All sections and basic verification regulations under the Compilation and Reporting Rules for Information Disclosure by Companies Offering Securities to the Public No. 12, as well as the Practice Rules for Law Firms Engaged in the Initial Public Offering and Listing of Stocks, reflect requirements for the issuer’s legal compliance, the implementation of which directly reflects the effectiveness of corporate legal internal control.
However, prospective issuers should not limit their standard of legal internal control just to “no material illegal acts or administrative penalties”.
Comprehensive effectiveness of this standard should also be reflected by setting out clear legal internal control requirements in the company’s historical development, internal system establishment, department setup, independence, related party transaction, horizontal competition, asset ownership, complete qualification, business acquisition, investment, product quality, environmental protection, safe production, legal tax payment, compliant employment and other aspects.
Deficiency in any of these non-financial internal control aspects will cause not only obstacles to the company’s listing, but also increase its business risks and management or non-operating expenditure.
In practice, there have been prospective issuers failing to prudently stipulate the intellectual property clause in business contracts, leading to core IP rights compromised and attributed to other parties even when such IP rights greatly contribute to the company’s income and profit, corresponding to its main business and products.
Such contracts may therefore adversely affect the assets and business independence of the prospective issuer.
Incidents like this occur because the contract was not prepared in accordance with the required review process, but signed and sealed after only a perfunctory oral understanding and commitment between the parties’ business personnel.
For another example, the prospective issuer may be subject to administrative penalties by customs authorities as a result of discrepancies in declared brand, quantity and category of imported and exported goods. Such incidents may partly result from mistakes made by an entrusted third party, and not subjective malice of the prospective issuer.
But false declarations, and consequential penalties, can be simply avoided by establishing systems and measures for checking and reviewing the price, quantity, brand, specifications and other contents involved in the import and export documents.
Furthermore, the daily production and operation of non-fundraising projects are often plagued by issues. These may include: failure to duly perform filing and environmental assessment procedures for fixed asset investment or technological transformation; being identified as idle land due to construction starting beyond the prescribed time limit; lease of premises without property ownership certificates for production and operation; failure to perform the filing procedure for lease contract; invalidation of key patents caused by failure to pay annual fees in time; and failure to perform authorisation or connected-transaction procedures for using the registered trademark or trade name of the actual controller.
Although these legal flaws do not often singlehandedly derail the company’s listing prospects, they do reflect a weakness in the construction and implementation of awareness in corporate legal compliance in the relevant aspects.
Nowadays, in the process of improving financial internal control, companies can establish multiple online management processes and use technical means to facilitate management.

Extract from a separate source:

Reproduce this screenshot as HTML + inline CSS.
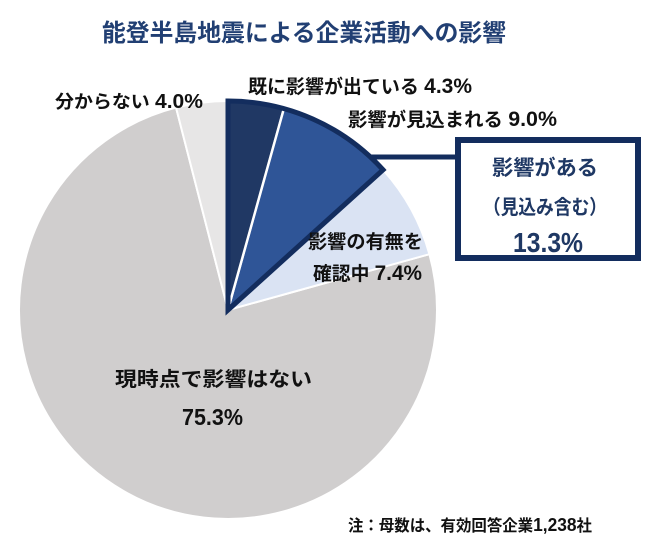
<!DOCTYPE html>
<html>
<head>
<meta charset="utf-8">
<style>
  html,body{margin:0;padding:0;background:#fff;}
  body{width:650px;height:557px;overflow:hidden;}
  svg{display:block;}
  text{font-family:"Liberation Sans","Noto Sans CJK JP",sans-serif;font-weight:bold;}
</style>
</head>
<body>
<svg width="650" height="557" viewBox="0 0 650 557" xmlns="http://www.w3.org/2000/svg">
  <rect x="0" y="0" width="650" height="557" fill="#ffffff"/>

  <!-- Title -->
  <text x="102" y="41" font-size="24" fill="#213f73" textLength="404" lengthAdjust="spacingAndGlyphs">能登半島地震による企業活動への影響</text>

  <!-- Pie slices -->
  <g stroke="#ffffff" stroke-width="2" stroke-linejoin="round">
    <path d="M228,310 L429.41,254.22 A209,209 0 1 1 176.02,107.56 Z" fill="#d0cece"/>
    <path d="M228,310 L176.02,107.56 A209,209 0 0 1 228,101 Z" fill="#e7e6e6"/>
    <path d="M228,310 L383.04,169.84 A209,209 0 0 1 429.41,254.22 Z" fill="#dae3f3"/>
    <path d="M228,310 L283.78,108.59 A209,209 0 0 1 383.04,169.84 Z" fill="#2f5597"/>
    <path d="M228,310 L228,101 A209,209 0 0 1 283.78,108.59 Z" fill="#203864"/>
  </g>
  <line x1="229" y1="306" x2="283.5" y2="110" stroke="#ffffff" stroke-width="2.5"/>
  <path d="M228,310 L228,101 A209,209 0 0 1 383.04,169.84 Z" fill="none" stroke="#132d5e" stroke-width="5" stroke-linejoin="miter"/>

  <!-- connector line -->
  <line x1="370" y1="157" x2="458" y2="157" stroke="#132d5e" stroke-width="5"/>

  <!-- Callout box -->
  <rect x="458" y="140" width="180" height="118" fill="#ffffff" stroke="#132d5e" stroke-width="6"/>
  <text x="492" y="175" font-size="21" fill="#1f3864" textLength="106" lengthAdjust="spacingAndGlyphs">影響がある</text>
  <text x="483" y="214" font-size="20" fill="#1f3864" textLength="124" lengthAdjust="spacingAndGlyphs">（見込み含む）</text>
  <text x="513" y="252" font-size="28" fill="#1f3864" textLength="70" lengthAdjust="spacingAndGlyphs">13.3%</text>

  <!-- Labels -->
  <g fill="#111111">
    <text x="55" y="108" font-size="18" textLength="148" lengthAdjust="spacingAndGlyphs">分からない <tspan font-size="20">4.0%</tspan></text>
    <text x="248" y="93" font-size="19" textLength="224" lengthAdjust="spacingAndGlyphs">既に影響が出ている <tspan font-size="21">4.3%</tspan></text>
    <text x="348" y="126" font-size="19" textLength="209" lengthAdjust="spacingAndGlyphs">影響が見込まれる <tspan font-size="21">9.0%</tspan></text>
    <text x="308" y="248" font-size="19" textLength="115" lengthAdjust="spacingAndGlyphs">影響の有無を</text>
    <text x="313" y="280" font-size="19" textLength="109" lengthAdjust="spacingAndGlyphs">確認中 <tspan font-size="21">7.4%</tspan></text>
    <text x="115" y="386" font-size="20" textLength="197" lengthAdjust="spacingAndGlyphs">現時点で影響はない</text>
    <text x="182" y="425" font-size="23" textLength="61" lengthAdjust="spacingAndGlyphs">75.3%</text>
    <text x="348" y="531" font-size="16" textLength="244" lengthAdjust="spacingAndGlyphs">注：母数は、有効回答企業<tspan font-size="18">1,238</tspan>社</text>
  </g>
</svg>
</body>
</html>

However, online or electronic management systems directly aimed at legal internal control are still relatively lacking. More often than not, problems are identified and solved through in-depth due diligence by intermediaries and continual counseling for companies’ listing, which then translates into legal compliance awareness in various fields and aspects, instilled into the company to assist in legal internal control.
In a nutshell, firmly rooted management awareness of legal internal control lays the foundation for effective listing and corporate governance.
The risks, time stretch and financial cost of listing can only be ideally minimised by: identifying issues as early as possible; accepting intermediaries’ guidance on compliance; raising compliance awareness of management, various functional departments and executives; and simultaneously constructing and effectively implementing legal internal control systems.